The depth of the real estate mogul’s support in the South has been difficult to pinpoint because polling for the "SEC" primary states remains extremely unreliable. Because of demographic similarities, strategists are parsing exit polls from South Carolina to see which candidate has momentum among late-deciding voters.

“I'm a believer in polls, as you've probably heard, but only when they're good ones,” Trump told the crowd.

Trump’s status as the GOP’s undisputed front-runner has given serious pause to party leaders who fear that Trump’s stark anti-immigrant message will alienate independent voters during the general election in November. That could give the Democratic nominee a more direct path to the White House.

The billionaire’s staunchest critics remain certain that there is a firm ceiling to Trump’s Republican support that will become clearer as the GOP field narrows. They hope for a strong alternative to the candidate, one who can consolidate the anti-Trump vote. Trump has dismissed that possibility, saying that he could conceivably earn the support of voters as his rivals drop out of the race.

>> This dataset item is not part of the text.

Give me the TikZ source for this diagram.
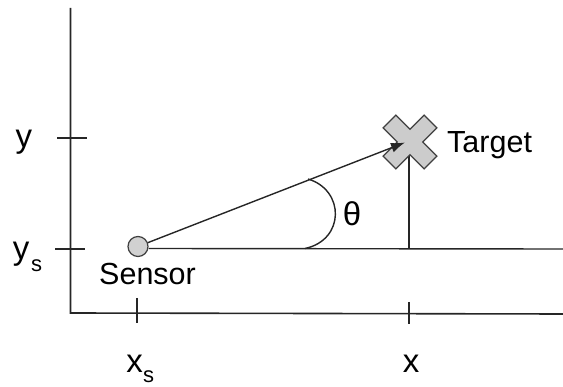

Rubio and Sen. Ted Cruz (R-Tex.) remain locked in an increasingly testy battle for second place. While they fight it out, Trump could accelerate his path to the nomination after states begin awarding delegates in a winner-take-all format on March 15.

But Trump’s unpredictable behavior and penchant for high-profile feuds remains a significant factor hanging over the election cycle. In the final week before the South Carolina primary, Trump accused President George W. Bush of lying about the existence of weapons of mass destruction in Iraq, he locked into a war of statements with Pope Francis, and he called for a boycott of all Apple products.

Trump’s supporters remain undeterred.

“He’s real,” said Elaine Clark, 45. “That’s the best thing about him. He’s real.”